2006 Fiscal Year Annual Research Report
Project/Area Number |
18530048
|
Research Category |
Grant-in-Aid for Scientific Research (C)
|
Research Institution | The University of Tokushima |
Principal Investigator |
山本 雅昭 徳島大学, 総合科学部, 助教授 (30380124)
|
Keywords | 経済刑法 / 経済犯罪 / 独占禁止法 / 不当な取引制限 / 入札談合 / 官製談合 |
Research Abstract |
本研究課題に取り組む初年度に当たり、独占禁止法罰則に関連して近年顕著にみられる犯罪形態についてその実体法上の問題点を整理するとともに、諸外国において反競争的行為に対しとられている規制の在り方について概観した。 前者に際して取り上げたのは、入札者間の談合に入札実施者が関与して行われる不当な取引制限の一形態すなわち「官製談合」である。

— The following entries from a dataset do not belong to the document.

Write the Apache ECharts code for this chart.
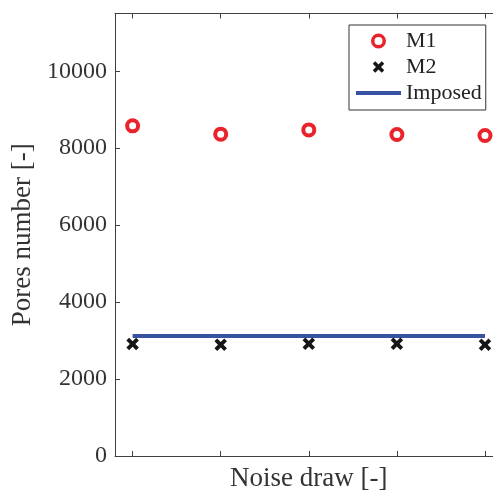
<!DOCTYPE html>
<html>
<head>
<meta charset="utf-8">
<script src="https://cdn.jsdelivr.net/npm/echarts@6/dist/echarts.min.js"></script>
<style>html,body{margin:0;padding:0;background:#fff;}#c{width:493px;height:492px;}</style>
</head>
<body>
<div id="c"></div>
<script>
const draws = [1, 2, 3, 4, 5];
const m1 = [8580, 8365, 8475, 8355, 8330];
const m2 = [2910, 2890, 2920, 2920, 2890];
const imposed = [3120, 3120, 3120, 3120, 3120];
const yTicks = [0, 2000, 4000, 6000, 8000, 10000];
const seriesNames = ['M1', 'M2', 'Imposed'];

const FONT = '"Liberation Serif", "DejaVu Serif", serif';
const AX = '#404040';
const RED = '#e8232b';
const BLUE = '#3953a4';
const xPath = 'path://M0,2.2 L2.2,0 L5,2.8 L7.8,0 L10,2.2 L7.2,5 L10,7.8 L7.8,10 L5,7.2 L2.2,10 L0,7.8 L2.8,5 Z';
const linePath = 'path://M0,0 L45,0 L45,4 L0,4 Z';

const zip = (xs, ys) => xs.map((x, i) => [x, ys[i]]);

const chart = echarts.init(document.getElementById('c'), null, {renderer: 'canvas'});
const xBase = {
  type: 'value', min: 0.8, max: 5.2,
  axisLine: {show: true, onZero: false, lineStyle: {color: AX, width: 1}},
  axisTick: {show: true, inside: true, length: 5, customValues: draws, lineStyle: {color: AX}},
  axisLabel: {show: false},
  splitLine: {show: false}
};
const yBase = {
  type: 'value', min: 0, max: 11500,
  axisLine: {show: true, onZero: false, lineStyle: {color: AX, width: 1}},
  axisTick: {show: true, inside: true, length: 5, customValues: yTicks, lineStyle: {color: AX}},
  splitLine: {show: false}
};
chart.setOption({
  animation: false,
  backgroundColor: '#fff',
  grid: {left: 115, top: 13.5, right: -9.6, bottom: 36, containLabel: false, outerBoundsMode: 'none'},
  xAxis: [
    Object.assign({}, xBase, {
      position: 'bottom',
      name: 'Noise draw [-]', nameLocation: 'middle', nameGap: 9,
      nameTextStyle: {fontFamily: FONT, fontSize: 27, color: '#333'}
    }),
    Object.assign({}, xBase, {position: 'top'})
  ],
  yAxis: [
    Object.assign({}, yBase, {
      position: 'left',
      axisLabel: {show: true, customValues: yTicks, formatter: v => String(v),
        fontFamily: FONT, fontSize: 24, color: '#333', margin: 8},
      name: 'Pores number [-]', nameLocation: 'middle', nameGap: 75,
      nameTextStyle: {fontFamily: FONT, fontSize: 27, color: '#333'}
    }),
    Object.assign({}, yBase, {position: 'right', axisLabel: {show: false}})
  ],
  legend: {
    data: [
      {name: seriesNames[0], icon: 'circle',
        itemStyle: {color: '#ffffff', borderColor: RED, borderWidth: 3.5}},
      {name: seriesNames[1], icon: xPath},
      {name: seriesNames[2], icon: linePath}
    ],
    orient: 'vertical',
    left: 349, top: 25,
    padding: [5, 4, 6, 7],
    itemGap: 4,
    itemWidth: 45, itemHeight: 11.5,
    backgroundColor: '#fff',
    borderColor: '#333', borderWidth: 1, borderRadius: 0,
    textStyle: {fontFamily: FONT, fontSize: 22, color: '#222', lineHeight: 22}
  },
  series: [
    {
      name: 'M1', type: 'scatter', data: zip(draws, m1),
      symbol: 'circle', symbolSize: 11,
      itemStyle: {color: '#ffffff', borderColor: RED, borderWidth: 4, opacity: 1},
      z: 3
    },
    {
      name: 'M2', type: 'scatter', data: zip(draws, m2),
      symbol: xPath, symbolSize: 12.5,
      itemStyle: {color: '#161616', opacity: 1},
      z: 3
    },
    {
      name: 'Imposed', type: 'line', data: zip(draws, imposed),
      symbol: 'none', showSymbol: false,
      lineStyle: {color: BLUE, width: 4},
      itemStyle: {color: BLUE},
      z: 2
    }
  ]
});
</script>
</body>
</html>
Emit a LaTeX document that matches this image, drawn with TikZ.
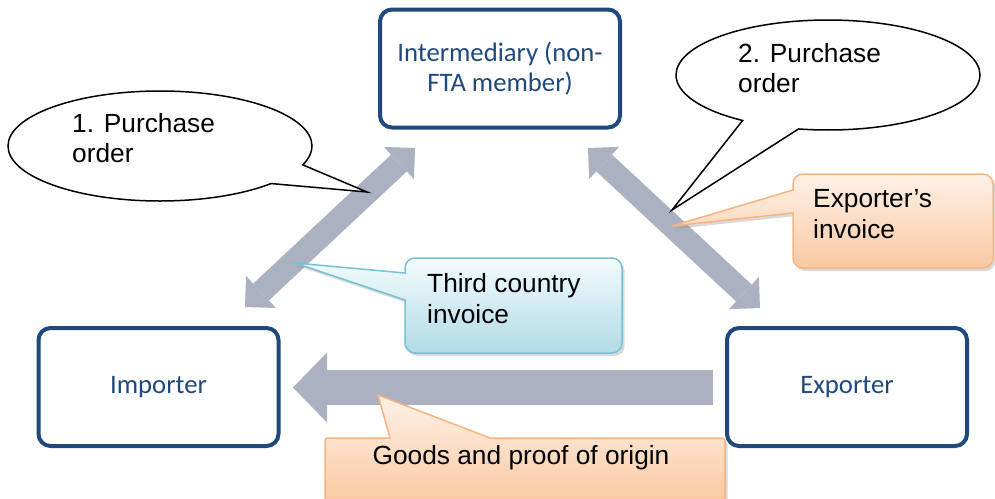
\documentclass[tikz,border=0pt]{standalone}
\usepackage{fontspec}
\newfontfamily\calfont{Carlito}
\newfontfamily\arfont{Liberation Sans}
\usetikzlibrary{arrows.meta,shapes.callouts,shadows}
\definecolor{boxblue}{RGB}{31,73,125}
\definecolor{arrowgrey}{RGB}{171,177,192}
\definecolor{orTop}{RGB}{254,241,231}
\definecolor{orBot}{RGB}{250,201,162}
\definecolor{orLine}{RGB}{245,180,128}
\definecolor{blTop}{RGB}{243,251,253}
\definecolor{blBot}{RGB}{178,219,230}
\definecolor{blLine}{RGB}{118,194,212}
\begin{document}
\begin{tikzpicture}[x=1pt,y=-1pt,
  party/.style={draw=boxblue, line width=4pt, rounded corners=12pt, fill=white,
    minimum width=240pt, minimum height=118pt, inner sep=0pt, align=center,
    text=boxblue, font=\calfont\fontsize{26.7}{30}\selectfont},
  tipD/.style={},
  diagarrow/.style={draw=arrowgrey, line width=23pt,
    {Triangle[width=44pt,length=22pt,line width=0pt]}-{Triangle[width=44pt,length=22pt,line width=0pt]}},
  horarrow/.style={draw=arrowgrey, line width=35pt,
    -{Triangle[width=70pt,length=34pt,line width=0pt]}},
  speech/.style={ellipse callout, draw=black, line width=1.5pt, fill=white,
    minimum width=304pt, minimum height=110pt, inner sep=0pt, callout pointer arc=23},
  orcall/.style={draw=orLine, line width=1.5pt, top color=orTop, bottom color=orBot,
    drop shadow={shadow xshift=2.5pt, shadow yshift=-3pt, opacity=0.3}},
  blcall/.style={draw=blLine, line width=1.5pt, top color=blTop, bottom color=blBot,
    drop shadow={shadow xshift=2.5pt, shadow yshift=-3pt, opacity=0.3}},
  calltext/.style={inner sep=0pt, align=left, text=black,
    font=\arfont\fontsize{26.3}{30.5}\selectfont}
]
\useasboundingbox (0,0) rectangle (995,498);

% parties
\node[party] (inter) at (500,68.5) {Intermediary (non-\\FTA member)};
\node[party] (imp) at (158.5,387) {Importer};
\node[party] (exp) at (847,387) {Exporter};

% arrow end points
\coordinate (aInterL) at (415,148);
\coordinate (aImpT) at (245,307);
\coordinate (aInterR) at (588,148);
\coordinate (aExpT) at (760,308);
\coordinate (aExpL) at (713,387.5);
\coordinate (aImpR) at (293,387.5);

% flow arrows
\draw[diagarrow] (aImpT) -- (aInterL);
\draw[diagarrow] (aInterR) -- (aExpT);
\draw[horarrow] (aExpL) -- (aImpR);

% speech bubbles
\coordinate (tip1) at (367,192);
\coordinate (tip2) at (672,210);
\node[speech, callout absolute pointer=(tip1)] (po1) at (160,146) {};
\node[speech, callout absolute pointer=(tip2)] (po2) at (828,75) {};
\node[calltext, anchor=west] (po1t) at (72,138) {1. Purchase\\order};
\node[calltext, anchor=west] (po2t) at (738,68) {2. Purchase\\order};

% Exporter's invoice callout
\path[orcall] (672,226) -- (793,213) [rounded corners=10pt] -- (793,268) -- (993,268)
  -- (993,174) -- (793,174) [sharp corners] -- (793,190) -- cycle;
\node[calltext, anchor=west] (expinv) at (813,214) {Exporter’s\\invoice};

% Third country invoice callout
\path[blcall] (295,263) -- (405,300) [rounded corners=10pt] -- (405,353) -- (622,353)
  -- (622,258) -- (405,258) [sharp corners] -- (405,273) -- cycle;
\node[calltext, anchor=west] (tcinv) at (427,298.5) {Third country\\invoice};

% Goods and proof of origin callout
\path[orcall] (378,395) -- (490,438) [rounded corners=3pt] -- (725,438) -- (725,502)
  -- (325,502) -- (325,438) [sharp corners] -- (390,438) -- cycle;
\node[calltext] (goods) at (521,458) {Goods and proof of origin};
\end{tikzpicture}
\end{document}
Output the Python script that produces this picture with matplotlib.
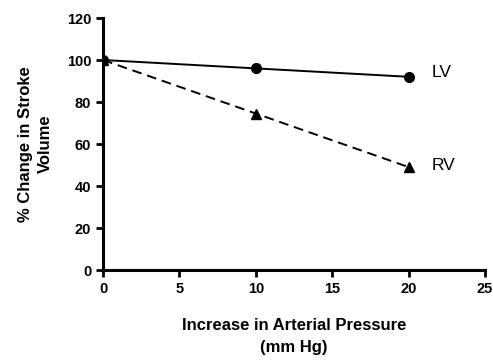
import matplotlib
matplotlib.use("Agg")
import matplotlib.pyplot as plt

pressure = [0, 10, 20]
lv = [100, 96, 92]
rv = [100, 74.5, 49]

plt.rcParams['font.family'] = ['Liberation Sans', 'DejaVu Sans']

fig = plt.figure(figsize=(4.93, 3.6), dpi=100)
ax = fig.add_axes([0.209, 0.25, 0.775, 0.70])

ax.plot(pressure, lv, color='black', lw=1.4, marker='o', ms=7)
ax.plot(pressure, rv, color='black', lw=1.4, ls=(0, (5, 3)), marker='^', ms=7)
ax.text(21.5, lv[-1] + 2, "LV", fontsize=12.5, va='center')
ax.text(21.5, rv[-1] + 1, "RV", fontsize=12.5, va='center')

ax.set_xlim(0, 25)
ax.set_ylim(0, 120)
ax.set_xticks([0, 5, 10, 15, 20, 25])
ax.set_yticks([0, 20, 40, 60, 80, 100, 120])
for s in ['top', 'right']:
    ax.spines[s].set_visible(False)
for s in ['left', 'bottom']:
    ax.spines[s].set_linewidth(2.2)
ax.tick_params(width=2, length=5, labelsize=10.5)
for lab in ax.get_xticklabels() + ax.get_yticklabels():
    lab.set_fontweight('bold')
ax.set_xlabel("Increase in Arterial Pressure\n(mm Hg)", fontsize=12,
              fontweight='bold', labelpad=16, linespacing=1.6)
ax.set_ylabel("% Change in Stroke\nVolume", fontsize=12, fontweight='bold',
              labelpad=10, linespacing=1.4)

fig.savefig("out.png", dpi=100)
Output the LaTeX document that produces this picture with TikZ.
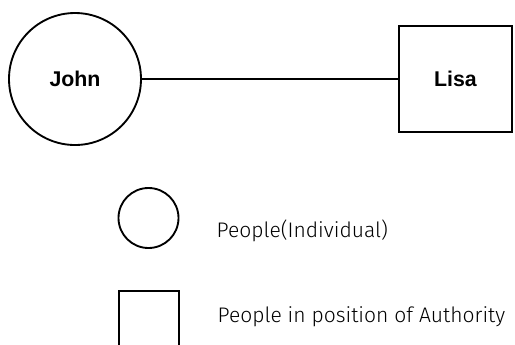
\documentclass[tikz,border=0pt]{standalone}
\usepackage{fontspec}
\setmainfont{Liberation Sans}
\newfontfamily\legendfont{Fira Sans Light}
\usepackage{tikz}

\tikzset{
  person/.style={draw, circle, line width=1.4pt, inner sep=0pt},
  authority/.style={draw, rectangle, line width=1.4pt, inner sep=0pt},
  nametext/.style={font=\bfseries\fontsize{16}{20}\selectfont},
  legendtext/.style={anchor=base west, font=\legendfont\fontsize{15.8}{19}\selectfont},
}

\begin{document}
\begin{tikzpicture}[x=0.75pt,y=-0.75pt]
      \useasboundingbox (0,0) rectangle (515,344);

      % the two people
      \node[person, minimum size=99pt, nametext] (john) at (75,79) {John};
      \node[authority, minimum width=84.75pt, minimum height=79.5pt, nametext] (lisa) at (455.5,79) {Lisa};
      \draw[line width=1.4pt] (john) -- (lisa);

      % legend
      \node[person, minimum size=45pt] (individual) at (148.5,218) {};
      \node[legendtext] (individuallabel) at (212,237) {People(Individual)};

      \node[authority, minimum size=45pt] (position) at (149,321) {};
      \node[legendtext] (positionlabel) at (213,322) {People in position of Authority};
    \end{tikzpicture}
\end{document}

従来、「官製談合」が独占禁止法罰則違反のほか刑法犯として規制される場合をも含めてどのように擬律されてきたのかを判例に表れた「官製談合」事案に即して振り返るとともに、「官製談合」に対する規制の在り方として、入札実施者を不当な取引制限の狭義の共犯として取り扱うのはもちろんのこと、入札実施者(「官製談合」事案では国や地方公共団体等)が組織的に談合に関与している場合について、入札実施者を事業者と捉えた上で、両罰規定を適用して不当な取引制限の正犯として取り扱う可能性について考察し、その成果を、日本刑法学会関西部会例会(平成18年7月23日)において「官製談合の刑事規制」と題して報告した。 また、諸外国において反競争的行為に対しとられている規制の在り方を把握する端緒として、ヨーロッパにおいて経済犯罪対策全体の中で反競争的行為に対する規制がどのように位置付けられているのか、ヨーロッパ憲法条約が発効することになった場合にヨーロッパ各国の経済犯罪対策がどのように調整されることになるのかという問題関心の下、ドイツ経済刑法の第一人者クラウス・ティーデマン博士の論稿をはじめとして広く経済刑法に関連する欧文の文献を収集省察し、とくに同博士の論稿のひとつについては、「神山敏雄先生古稀祝賀論文集第二巻経済刑法」において「欧州憲法条約における経済刑法」としてその翻訳を紹介した。